DATASET SECTION:

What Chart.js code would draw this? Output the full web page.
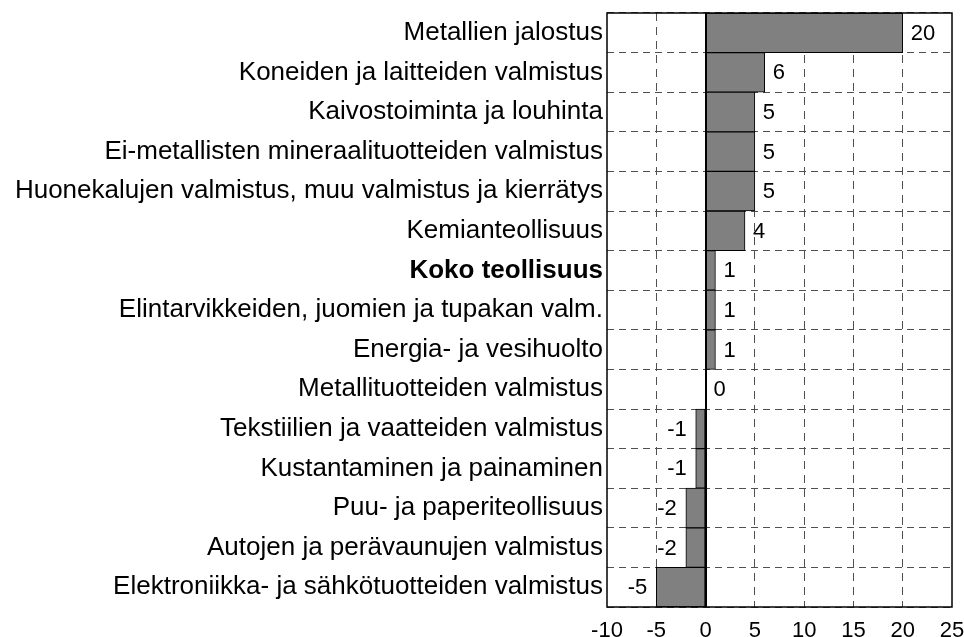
<!DOCTYPE html>
<html><head><meta charset="utf-8">
<script src="https://cdn.jsdelivr.net/npm/chart.js@4.4.0/dist/chart.umd.min.js"></script>
<style>html,body{margin:0;padding:0;background:#fff}#wrap{width:964px;height:637px;position:relative}</style>
</head><body><div id="wrap"><canvas id="c"></canvas></div>
<script>
const categories = [
  'Metallien jalostus',
  'Koneiden ja laitteiden valmistus',
  'Kaivostoiminta ja louhinta',
  'Ei-metallisten mineraalituotteiden valmistus',
  'Huonekalujen valmistus, muu valmistus ja kierrätys',
  'Kemianteollisuus',
  'Koko teollisuus',
  'Elintarvikkeiden, juomien ja tupakan valm.',
  'Energia- ja vesihuolto',
  'Metallituotteiden valmistus',
  'Tekstiilien ja vaatteiden valmistus',
  'Kustantaminen ja painaminen',
  'Puu- ja paperiteollisuus',
  'Autojen ja perävaunujen valmistus',
  'Elektroniikka- ja sähkötuotteiden valmistus'
];
const values = [20, 6, 5, 5, 5, 4, 1, 1, 1, 0, -1, -1, -2, -2, -5];
const xMin = -10, xMax = 25, xStep = 5;
const boldCategory = 'Koko teollisuus';

const FONT = '"Liberation Sans", Arial, sans-serif';
const GRID = '#505050';

const overlay = {
  id: 'overlay',
  afterDatasetsDraw(chart) {
    const {ctx, chartArea: a, scales: {x, y}} = chart;
    ctx.save();
    const x0 = Math.round(x.getPixelForValue(0));
    ctx.strokeStyle = '#000';
    ctx.lineWidth = 2;
    ctx.beginPath(); ctx.moveTo(x0, a.top); ctx.lineTo(x0, a.bottom); ctx.stroke();
    ctx.lineWidth = 1.5;
    ctx.strokeRect(a.left, a.top, a.right - a.left, a.bottom - a.top);
    ctx.font = '22px ' + FONT;
    ctx.fillStyle = '#000';
    ctx.textBaseline = 'middle';
    values.forEach((v, i) => {
      const px = x.getPixelForValue(v), py = y.getPixelForValue(i);
      if (v >= 0) { ctx.textAlign = 'left'; ctx.fillText(String(v), px + 8, py + 1); }
      else { ctx.textAlign = 'right'; ctx.fillText(String(v), px - 9, py + 1); }
    });
    ctx.restore();
  }
};

new Chart(document.getElementById('c'), {
  type: 'bar',
  data: {
    labels: categories,
    datasets: [{
      data: values,
      backgroundColor: '#808080',
      borderColor: '#000',
      borderWidth: 1,
      borderSkipped: false,
      categoryPercentage: 1,
      barPercentage: 1
    }]
  },
  options: {
    indexAxis: 'y',
    responsive: true,
    maintainAspectRatio: false,
    animation: false,
    layout: {padding: {top: 13, right: 12, left: 0, bottom: 0}},
    plugins: {legend: {display: false}, tooltip: {enabled: false}},
    scales: {
      x: {
        min: xMin, max: xMax,
        ticks: {stepSize: xStep, color: '#000', font: {family: FONT, size: 22}, padding: 11, maxRotation: 0},
        grid: {
          drawTicks: false,
          color: (c) => (c.tick && (c.tick.value === 0 || c.tick.value === xMin || c.tick.value === xMax)) ? 'rgba(0,0,0,0)' : GRID,
          lineWidth: 1
        },
        border: {display: false, dash: [8, 6]},
        afterFit: (s) => { s.height = 30; s.paddingLeft = 0; s.paddingRight = 0; }
      },
      y: {
        ticks: {
          color: '#000',
          padding: 4,
          autoSkip: false,
          font: (c) => ({family: FONT, size: 26, weight: (categories[c.index] === boldCategory) ? 'bold' : 'normal'})
        },
        grid: {drawTicks: false, color: GRID, lineWidth: 1, offset: true},
        border: {display: false, dash: [7, 5]},
        afterFit: (s) => { s.width = 607; s.paddingTop = 0; s.paddingBottom = 0; }
      }
    }
  },
  plugins: [overlay]
});
</script>
</body></html>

EXERCISE:
Return the full material word for word. Do not include the pictures.

THE ANSWER:
What Chart.js code would draw this? Output the full web page.
<!DOCTYPE html>
<html><head><meta charset="utf-8">
<script src="https://cdn.jsdelivr.net/npm/chart.js@4.4.0/dist/chart.umd.min.js"></script>
<style>html,body{margin:0;padding:0;background:#fff}#wrap{width:964px;height:637px;position:relative}</style>
</head><body><div id="wrap"><canvas id="c"></canvas></div>
<script>
const categories = [
  'Metallien jalostus',
  'Koneiden ja laitteiden valmistus',
  'Kaivostoiminta ja louhinta',
  'Ei-metallisten mineraalituotteiden valmistus',
  'Huonekalujen valmistus, muu valmistus ja kierrätys',
  'Kemianteollisuus',
  'Koko teollisuus',
  'Elintarvikkeiden, juomien ja tupakan valm.',
  'Energia- ja vesihuolto',
  'Metallituotteiden valmistus',
  'Tekstiilien ja vaatteiden valmistus',
  'Kustantaminen ja painaminen',
  'Puu- ja paperiteollisuus',
  'Autojen ja perävaunujen valmistus',
  'Elektroniikka- ja sähkötuotteiden valmistus'
];
const values = [20, 6, 5, 5, 5, 4, 1, 1, 1, 0, -1, -1, -2, -2, -5];
const xMin = -10, xMax = 25, xStep = 5;
const boldCategory = 'Koko teollisuus';

const FONT = '"Liberation Sans", Arial, sans-serif';
const GRID = '#505050';

const overlay = {
  id: 'overlay',
  afterDatasetsDraw(chart) {
    const {ctx, chartArea: a, scales: {x, y}} = chart;
    ctx.save();
    const x0 = Math.round(x.getPixelForValue(0));
    ctx.strokeStyle = '#000';
    ctx.lineWidth = 2;
    ctx.beginPath(); ctx.moveTo(x0, a.top); ctx.lineTo(x0, a.bottom); ctx.stroke();
    ctx.lineWidth = 1.5;
    ctx.strokeRect(a.left, a.top, a.right - a.left, a.bottom - a.top);
    ctx.font = '22px ' + FONT;
    ctx.fillStyle = '#000';
    ctx.textBaseline = 'middle';
    values.forEach((v, i) => {
      const px = x.getPixelForValue(v), py = y.getPixelForValue(i);
      if (v >= 0) { ctx.textAlign = 'left'; ctx.fillText(String(v), px + 8, py + 1); }
      else { ctx.textAlign = 'right'; ctx.fillText(String(v), px - 9, py + 1); }
    });
    ctx.restore();
  }
};

new Chart(document.getElementById('c'), {
  type: 'bar',
  data: {
    labels: categories,
    datasets: [{
      data: values,
      backgroundColor: '#808080',
      borderColor: '#000',
      borderWidth: 1,
      borderSkipped: false,
      categoryPercentage: 1,
      barPercentage: 1
    }]
  },
  options: {
    indexAxis: 'y',
    responsive: true,
    maintainAspectRatio: false,
    animation: false,
    layout: {padding: {top: 13, right: 12, left: 0, bottom: 0}},
    plugins: {legend: {display: false}, tooltip: {enabled: false}},
    scales: {
      x: {
        min: xMin, max: xMax,
        ticks: {stepSize: xStep, color: '#000', font: {family: FONT, size: 22}, padding: 11, maxRotation: 0},
        grid: {
          drawTicks: false,
          color: (c) => (c.tick && (c.tick.value === 0 || c.tick.value === xMin || c.tick.value === xMax)) ? 'rgba(0,0,0,0)' : GRID,
          lineWidth: 1
        },
        border: {display: false, dash: [8, 6]},
        afterFit: (s) => { s.height = 30; s.paddingLeft = 0; s.paddingRight = 0; }
      },
      y: {
        ticks: {
          color: '#000',
          padding: 4,
          autoSkip: false,
          font: (c) => ({family: FONT, size: 26, weight: (categories[c.index] === boldCategory) ? 'bold' : 'normal'})
        },
        grid: {drawTicks: false, color: GRID, lineWidth: 1, offset: true},
        border: {display: false, dash: [7, 5]},
        afterFit: (s) => { s.width = 607; s.paddingTop = 0; s.paddingBottom = 0; }
      }
    }
  },
  plugins: [overlay]
});
</script>
</body></html>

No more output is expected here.